すでにベル研やIBMといった大企業の研究機関で、有機分子一つを使ってトランジスタ、簡単な論理ゲートが作成・動作実証されている。また、国内でも富士通などがナノチューブや錯体を使って、分子コンピュータの思索を行なっている。
ところで、世の中には今のスタイルのコンピュータの性能が、100倍、いや1000倍になっても、計算できない問題が山ほど存在している。
例えば、今のスーパーコンピュータでも、ヒトゲノム計画をはじめ、さまざまな遺伝子、タンパク質情報を入力して、遺伝子組換えや新薬の投与がどのような影響をもたらすか、シミュレーションで把握することは難しい。また、ここ100年で地球の温度が上昇しているとかしていないとか、温暖化予測の報告が二転三転としているが、その原因の一つには今のスーパーコンピュータで地球の気候まるごとをしっかりとシミュレーションするのは難しいことが挙げられる。他にも増加するウェブページ数に対応して、より高速で適確な検索を可能にするには、新しいタイプのコンピュータが必要かもしれない。
これらの現行のタイプのコンピュータでは難しい問題を解決するものとして、「量子コンピュータ」や「DNAコンピュータ」というものが期待されている。
これらのコンピュータは従来のコンピュータと原理がまったく異なるために、どれだけ優れているか単純に比較はできないが、もし実現すれば、これまで困難だったいくつかの分野で大きな役割を果たすと思われる。
現在の政府の科学重点分野はナノテクノロジーの他に、IT、バイオテクノロジー、環境があるが、ナノテクノロジー(そしてナノエレクトロニクス)はこの三つの分野を基礎から支えるものとなるだろう。
●ナノテクノロジーの中長期的な発展を支えるために
ところで上で話したことは、言ってみれば、ナノテクノロジーの究極の将来像のひとつであり、いまいちピンとこないかもしれない。実際に、分子エレクトロニクスの商品が市場を出回るようになるには少なくとも10年はかかるだろう。
重要なのは、一般に報道で扱われている華々しいナノテクノロジーの実現は10年後、20年後のもので、今すぐに実現するものではないということだ。現在、ナノテクノロジーが商品に結びついているのは、ナノ粒子などを使ったコーティング・塗装という、比較的地味な分野で、一般に思い描かれているナノテクノロジーとギャップがある。
ナノテクノロジーの本領を発揮するためには、10年、20年という中長期的な研究開発を行なっていく必要がある。
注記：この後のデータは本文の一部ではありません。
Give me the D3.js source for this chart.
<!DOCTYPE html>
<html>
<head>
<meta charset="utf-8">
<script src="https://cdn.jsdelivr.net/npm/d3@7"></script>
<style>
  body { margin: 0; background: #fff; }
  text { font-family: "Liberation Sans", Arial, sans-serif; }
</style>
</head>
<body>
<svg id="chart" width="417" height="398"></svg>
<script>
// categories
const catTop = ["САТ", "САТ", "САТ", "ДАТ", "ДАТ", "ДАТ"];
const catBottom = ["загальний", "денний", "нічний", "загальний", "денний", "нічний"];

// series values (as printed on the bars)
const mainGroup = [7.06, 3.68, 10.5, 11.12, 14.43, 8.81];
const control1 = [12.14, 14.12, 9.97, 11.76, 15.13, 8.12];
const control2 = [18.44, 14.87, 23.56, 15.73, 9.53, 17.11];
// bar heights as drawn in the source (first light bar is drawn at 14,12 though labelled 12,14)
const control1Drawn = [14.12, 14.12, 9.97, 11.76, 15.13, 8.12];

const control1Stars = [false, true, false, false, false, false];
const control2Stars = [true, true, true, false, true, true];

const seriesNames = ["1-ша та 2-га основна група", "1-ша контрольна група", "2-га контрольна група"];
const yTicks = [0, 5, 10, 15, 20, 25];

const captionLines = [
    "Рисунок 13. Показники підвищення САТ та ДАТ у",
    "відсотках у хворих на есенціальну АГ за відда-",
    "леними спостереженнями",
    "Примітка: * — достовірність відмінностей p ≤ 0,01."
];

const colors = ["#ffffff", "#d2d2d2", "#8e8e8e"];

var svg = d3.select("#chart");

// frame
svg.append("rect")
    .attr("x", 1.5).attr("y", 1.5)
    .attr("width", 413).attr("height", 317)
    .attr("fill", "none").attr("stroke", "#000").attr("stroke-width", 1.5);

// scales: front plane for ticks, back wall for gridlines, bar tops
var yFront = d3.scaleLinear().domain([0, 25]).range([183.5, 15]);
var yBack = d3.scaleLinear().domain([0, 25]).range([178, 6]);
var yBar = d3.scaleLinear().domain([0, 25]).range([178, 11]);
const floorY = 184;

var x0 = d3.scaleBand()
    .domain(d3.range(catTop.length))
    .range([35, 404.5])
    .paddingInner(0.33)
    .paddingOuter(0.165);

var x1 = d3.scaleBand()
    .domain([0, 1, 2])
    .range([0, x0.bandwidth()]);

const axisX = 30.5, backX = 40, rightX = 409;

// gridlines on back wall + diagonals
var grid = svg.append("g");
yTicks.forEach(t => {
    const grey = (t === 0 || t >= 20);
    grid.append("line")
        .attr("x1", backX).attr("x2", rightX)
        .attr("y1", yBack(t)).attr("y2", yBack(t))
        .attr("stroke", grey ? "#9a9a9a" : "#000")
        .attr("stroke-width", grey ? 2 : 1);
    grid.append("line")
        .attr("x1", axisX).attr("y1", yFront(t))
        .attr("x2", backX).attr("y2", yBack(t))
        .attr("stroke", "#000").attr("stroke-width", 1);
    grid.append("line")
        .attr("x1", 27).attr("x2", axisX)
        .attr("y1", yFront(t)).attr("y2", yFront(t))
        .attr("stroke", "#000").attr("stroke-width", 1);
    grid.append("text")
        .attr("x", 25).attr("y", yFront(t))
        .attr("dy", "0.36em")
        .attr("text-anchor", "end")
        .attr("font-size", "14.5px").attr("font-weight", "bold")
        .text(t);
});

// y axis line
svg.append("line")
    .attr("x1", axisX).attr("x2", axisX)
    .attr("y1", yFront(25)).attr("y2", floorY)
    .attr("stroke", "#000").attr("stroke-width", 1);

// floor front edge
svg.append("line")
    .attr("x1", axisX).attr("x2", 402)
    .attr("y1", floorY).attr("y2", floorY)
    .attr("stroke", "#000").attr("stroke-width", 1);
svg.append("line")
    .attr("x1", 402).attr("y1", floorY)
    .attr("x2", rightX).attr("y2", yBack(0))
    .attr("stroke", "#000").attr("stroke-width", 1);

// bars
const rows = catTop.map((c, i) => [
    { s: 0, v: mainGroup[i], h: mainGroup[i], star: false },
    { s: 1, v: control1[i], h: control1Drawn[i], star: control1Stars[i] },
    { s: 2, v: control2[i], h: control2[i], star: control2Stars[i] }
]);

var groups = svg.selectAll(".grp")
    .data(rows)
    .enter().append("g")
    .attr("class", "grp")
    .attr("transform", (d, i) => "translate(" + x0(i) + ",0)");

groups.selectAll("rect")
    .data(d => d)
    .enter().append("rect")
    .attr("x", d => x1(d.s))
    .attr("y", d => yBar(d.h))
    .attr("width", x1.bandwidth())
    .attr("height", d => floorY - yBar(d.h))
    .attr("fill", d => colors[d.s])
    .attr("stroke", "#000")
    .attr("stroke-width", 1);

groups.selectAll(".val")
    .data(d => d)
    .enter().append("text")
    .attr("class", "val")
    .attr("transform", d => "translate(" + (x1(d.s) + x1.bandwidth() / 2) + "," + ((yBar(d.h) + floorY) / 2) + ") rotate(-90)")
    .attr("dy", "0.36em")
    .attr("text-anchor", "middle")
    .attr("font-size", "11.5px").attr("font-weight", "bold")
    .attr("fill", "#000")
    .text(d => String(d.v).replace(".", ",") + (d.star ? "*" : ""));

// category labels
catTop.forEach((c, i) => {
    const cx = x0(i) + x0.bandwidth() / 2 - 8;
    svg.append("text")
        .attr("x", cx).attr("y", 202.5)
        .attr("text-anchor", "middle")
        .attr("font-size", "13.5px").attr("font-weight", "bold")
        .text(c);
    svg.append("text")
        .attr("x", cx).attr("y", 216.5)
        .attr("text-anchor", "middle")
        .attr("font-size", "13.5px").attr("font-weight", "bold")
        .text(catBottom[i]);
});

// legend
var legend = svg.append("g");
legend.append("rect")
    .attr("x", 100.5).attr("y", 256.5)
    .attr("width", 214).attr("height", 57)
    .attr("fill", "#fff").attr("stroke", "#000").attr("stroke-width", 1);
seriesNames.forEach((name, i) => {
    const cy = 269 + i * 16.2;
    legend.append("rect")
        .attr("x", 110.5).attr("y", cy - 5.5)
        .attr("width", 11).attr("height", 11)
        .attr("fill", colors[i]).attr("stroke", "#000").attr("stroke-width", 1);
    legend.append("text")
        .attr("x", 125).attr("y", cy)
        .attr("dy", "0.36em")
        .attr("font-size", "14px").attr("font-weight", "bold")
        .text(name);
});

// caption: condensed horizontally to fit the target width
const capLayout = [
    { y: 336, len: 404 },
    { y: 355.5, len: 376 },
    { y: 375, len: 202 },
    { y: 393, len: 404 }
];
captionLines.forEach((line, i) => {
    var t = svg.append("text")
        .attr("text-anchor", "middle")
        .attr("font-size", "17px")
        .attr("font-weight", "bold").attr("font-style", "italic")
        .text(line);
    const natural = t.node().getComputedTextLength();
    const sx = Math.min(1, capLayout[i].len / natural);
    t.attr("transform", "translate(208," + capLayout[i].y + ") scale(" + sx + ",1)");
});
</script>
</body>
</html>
同時に、ナノテクノロジーが単なるブームで終わらないように、一般の理解を深めていかなけくてはならないだろう。
このサイトで取り上げている話題は、どちらかというと中長期的な対象が多い(そうする予定)。そのため、一方的に可能性だけを述べるのではなくて、これまでの経緯や今後の課題は何かということも触れるようにしている。また出来る限りサイエンティフィックな視点から説明することに心がけた。このサイトの運営で、ナノテクノロジーの中長期的な発展を支えることができればと思う。